On a relative basis, XLV still had a better week than the broader market but not by much and looking at the relative momentum chart you can see that while XLV is still in its dirty uptrend channel versus SPY, it has been hugging the lower boundary for some time now.
What’s worse is #2 sector financials have had a disastrous month, down nearly 7% compared to the broader markets 3.1% pullback. Check out the relative momentum chart where you can see that major beating the sector has taken this month; after a strong second half of 2014, XLF has utterly given up and is about to fall out of its momentum channel. But with XLF about to hit itss 200 day moving average, can it find the spark it needs here to stay in the game?

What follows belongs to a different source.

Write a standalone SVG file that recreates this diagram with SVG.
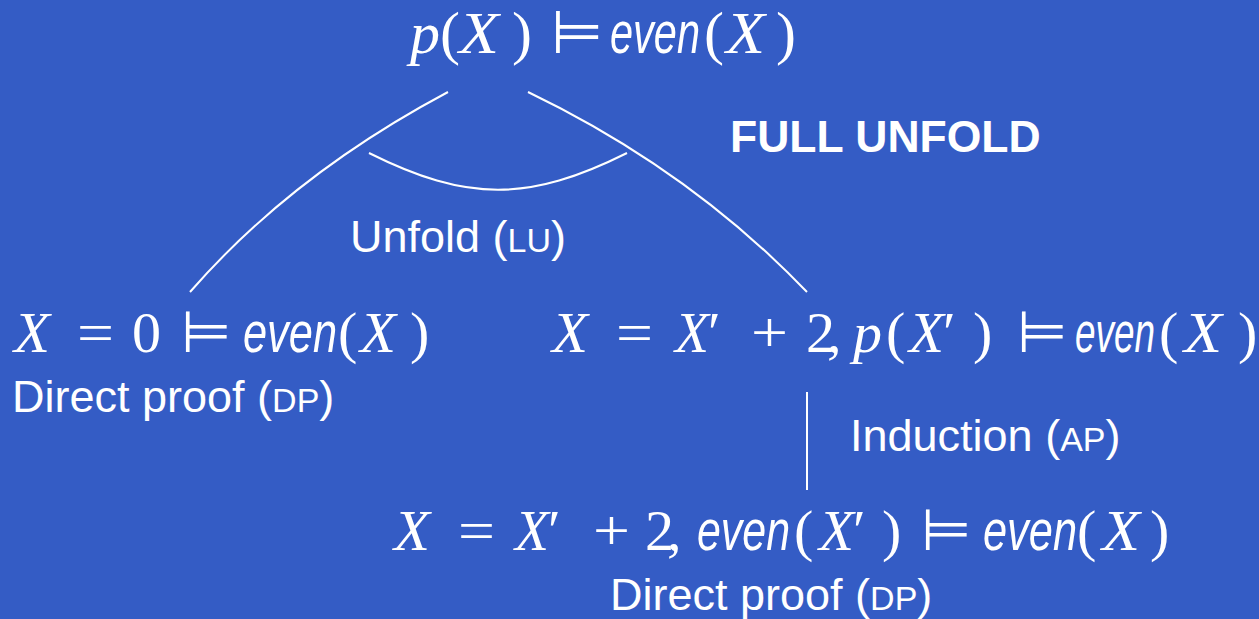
<svg xmlns="http://www.w3.org/2000/svg" width="1259" height="619" viewBox="0 0 1259 619">
<style>
.m{font-family:"Liberation Serif",serif;fill:#fff}
.i{font-style:italic}
.s{font-family:"Liberation Sans",sans-serif;font-style:italic}
.mo{font-family:"DejaVu Sans",sans-serif}
.t{font-family:"Liberation Sans",sans-serif;fill:#fff;font-size:45px}
.sc{font-size:34px}
.b{font-family:"Liberation Sans",sans-serif;fill:#fff;font-size:44.5px;font-weight:bold}
.c{fill:none;stroke:#fff;stroke-width:2}
</style>
<rect width="1259" height="619" fill="#345CC5"/>
<g id="connectors">
<path class="c" d="M448,92 Q292,175 190,292"/>
<path class="c" d="M528,92 Q690,170 807,292"/>
<path class="c" d="M369,153 C467,202 529,202 627,153"/>
<line class="c" x1="807" y1="392" x2="807" y2="490"/>
</g>
<g id="root">
<text class="m" font-size="60" y="53"><tspan class="i" x="410">p</tspan><tspan x="440">(</tspan><tspan class="i" x="459" textLength="40" lengthAdjust="spacingAndGlyphs">X</tspan><tspan x="512">)</tspan><tspan class="mo" x="551">⊨</tspan><tspan class="s" x="610" textLength="90" lengthAdjust="spacingAndGlyphs">even</tspan><tspan x="704">(</tspan><tspan class="i" x="726" textLength="39" lengthAdjust="spacingAndGlyphs">X</tspan><tspan x="776">)</tspan></text>
</g>
<g id="label-full">
<text class="b" x="730" y="152">FULL UNFOLD</text>
</g>
<g id="label-unfold">
<text class="t" x="350" y="252" font-size="46">Unfold (<tspan class="sc">LU</tspan>)</text>
</g>
<g id="base">
<text class="m" font-size="58" y="352"><tspan class="i" x="14" textLength="36" lengthAdjust="spacingAndGlyphs">X</tspan><tspan x="77" textLength="37" lengthAdjust="spacingAndGlyphs">=</tspan><tspan x="132">0</tspan><tspan class="mo" x="181">⊨</tspan><tspan class="s" x="243" textLength="94" lengthAdjust="spacingAndGlyphs">even</tspan><tspan x="338">(</tspan><tspan class="i" x="360" textLength="36" lengthAdjust="spacingAndGlyphs">X</tspan><tspan x="410">)</tspan></text>
<text class="t" x="12" y="412">Direct proof (<tspan class="sc">DP</tspan>)</text>
</g>
<g id="step">
<text class="m" font-size="58" y="352"><tspan class="i" x="552" textLength="36" lengthAdjust="spacingAndGlyphs">X</tspan><tspan x="616" textLength="37" lengthAdjust="spacingAndGlyphs">=</tspan><tspan class="i" x="675" textLength="34" lengthAdjust="spacingAndGlyphs">X</tspan><tspan x="708">′</tspan><tspan x="751" textLength="37" lengthAdjust="spacingAndGlyphs">+</tspan><tspan x="806">2</tspan><tspan x="827">,</tspan><tspan class="i" x="853">p</tspan><tspan x="886">(</tspan><tspan class="i" x="909" textLength="35" lengthAdjust="spacingAndGlyphs">X</tspan><tspan x="943">′</tspan><tspan x="973">)</tspan><tspan class="mo" x="1017">⊨</tspan><tspan class="s" x="1075" textLength="80" lengthAdjust="spacingAndGlyphs">even</tspan><tspan x="1159">(</tspan><tspan class="i" x="1184" textLength="38" lengthAdjust="spacingAndGlyphs">X</tspan><tspan x="1238">)</tspan></text>
</g>
<g id="label-induction">
<text class="t" x="850" y="451" font-size="46">Induction (<tspan class="sc">AP</tspan>)</text>
</g>
<g id="leaf">
<text class="m" font-size="58" y="550"><tspan class="i" x="394" textLength="36" lengthAdjust="spacingAndGlyphs">X</tspan><tspan x="458" textLength="37" lengthAdjust="spacingAndGlyphs">=</tspan><tspan class="i" x="515" textLength="34" lengthAdjust="spacingAndGlyphs">X</tspan><tspan x="548">′</tspan><tspan x="593" textLength="37" lengthAdjust="spacingAndGlyphs">+</tspan><tspan x="645">2</tspan><tspan x="667">,</tspan><tspan class="s" x="697" textLength="93" lengthAdjust="spacingAndGlyphs">even</tspan><tspan x="794">(</tspan><tspan class="i" x="819" textLength="35" lengthAdjust="spacingAndGlyphs">X</tspan><tspan x="853">′</tspan><tspan x="882">)</tspan><tspan class="mo" x="921">⊨</tspan><tspan class="s" x="983" textLength="94" lengthAdjust="spacingAndGlyphs">even</tspan><tspan x="1077">(</tspan><tspan class="i" x="1102" textLength="38" lengthAdjust="spacingAndGlyphs">X</tspan><tspan x="1150">)</tspan></text>
<text class="t" x="610" y="610">Direct proof (<tspan class="sc">DP</tspan>)</text>
</g>
</svg>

Finally, let’s wrap it up with the number on sector in January, real estate investment trusts which KILLED it with a 5.71% gain for the month but Friday’s close has the Yinzer Analyst wondering if the worm is about to turn. The weak showing led IYR to cracking it’s uptrend channel and while the relative momentum channel versus the S&P 500 is intact for now; when you’re sitting on 5+ years of strong gains (200 bps of annualized outperformance over the last five years) you start to wonder if you’re going to be the only one left at the party when the music stops.
And with that, it’s half way through the 4th and the Patriots are finally starting to show signs of life so it’s time for the Yinzer Analyst to get back to the game. Happy hunting out there tomorrow.